The Chicago Bulls kick off a five-game road trip on Wednesday night, their longest trip of the season. It is also their longest since 2016-17, when the team had a pair of six-gamers in November and February of that campaign. This year’s trip, however, could be better described as a gauntlet.
All five opponents are Western Conference playoff contenders. The Denver Nuggets (Jan. 17) and Golden State Warriors (Jan. 11) are the top two teams in the conference. Meanwhile, the Portland Trail Blazers (Jan. 9), Los Angeles Lakers (Jan. 15), and Utah Jazz (Jan. 12) sit seventh through ninth in the West standings.
The Bulls have already played two of these teams this season; back-to-back in fact. Both happened to be memorable affairs, but for the wrong reasons.
Chicago hosted the Warriors on Oct. 29, losing 149-124. In the process, they conceded multiple NBA records. This includes Klay Thompson‘s 14 3-pointers, 17 Warriors 3-pointers in the first half, and 92 points through the first two quarters.
Two days later, the Bulls faced the Nuggets. They put up a much more competitive effort, as the game needed to be decided in overtime. Unfortunately for the Bulls, a Paul Millsap putback with 0.1 seconds remaining secured a 108-107 victory for Denver.
However, it should be noted that both games happened when Fred Hoiberg was the coach. None of these teams have had the chance to experience Boylen Ball. In fact, only four Western Conference teams have: the Minnesota Timberwolves, Oklahoma City Thunder, Sacramento Kings, and San Antonio Spurs. This five-game trip will be a huge test for the brash brand of basketball Jim Boylen is attempting to instill.
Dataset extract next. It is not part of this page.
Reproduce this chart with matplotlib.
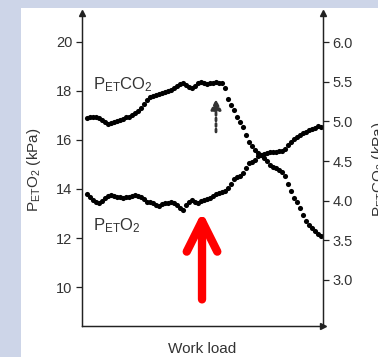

Sadly, the Bulls offense, on paper, is too rigged and retrograde to have any sustainable results. Under Boylen, Chicago averages one of the slowest paces and the fewest 3-point attempts and potential assists per game.
Meanwhile, every opponent on this trip is a solid defensive team. The Nuggets, Lakers, and Jazz are all in the top 10 in defensive rating, while the Trail Blazers and Warriors serve as the league median. If these teams clog the paint and convert turnovers into transition opportunities, that will spell big trouble for the Bulls.
Speaking of defense, that facet was one the few silver linings of Boylen’s surreal tenure. The Bulls had the ninth-worst defensive rating in the NBA when Hoiberg was fired. Boylen came in and whipped the team into shape. Chicago closed out 2018 with the eighth-best defense in the league.
However, Boylen’s staunch defense hasn’t yet arrived in 2019. The Bulls have allowed over 110 points in all three of their games this year. The resultant 119.6 defensive rating is third-worst in the league.
This trip will show us how much Boylen is willing to adapt to the talent on his roster. It’s great that Robin Lopez can give the Bulls a reliable scoop hook on the occasional post-up. However, this team is so much more than the rugged rock pounders he wants them to be.
The Bulls are a young, athletic roster equipped with guards that can make plays and bigs that can stretch the floor. They deserve to run the floor, and take open 3-pointers, and to move the ball around to open up scoring opportunities as opposed to doing it just to see if the next guy can find a way to the basket.
Boylen has already witnessed positive results twice when he mixes his defensive-minded coaching with an offensive gameplan suited to the players’ skillsets.
Their 116-114 win on Dec. 7 over the Thunder, Boylen’s first as head coach, saw the Bulls run with Russell Westbrook and company to the tune of 107.5 possessions and 19 fastbreak points. Both numbers are the highest in a game under Boylen. Lauri Markkanen put up eight 3-point attempts and knocked down half of them, Zach LaVine went 2-of-5 from outside, and the recently-traded Justin Holiday went 4-of-6.
The team attempted 28 3’s in the game, their most since the Spurs game on Dec. 15. Markkanen and LaVine attempted nine each. Chicago’s final three baskets in regulation were all 3-pointers. LaVine nearly sent the game into double-overtime with another one, but time expired and his foot was partially out of bounds.
However, games like that have been the exception more than the rule.
The Chicago Bulls kick off their longest road trip of the season on Wednesday night in Portland. There has been much debate about the merits of Jim Boylen’s new system. Considering the caliber of teams on the docket, this stretch of games could be the ultimate test to prove if his old school approach can hold up in the modern NBA.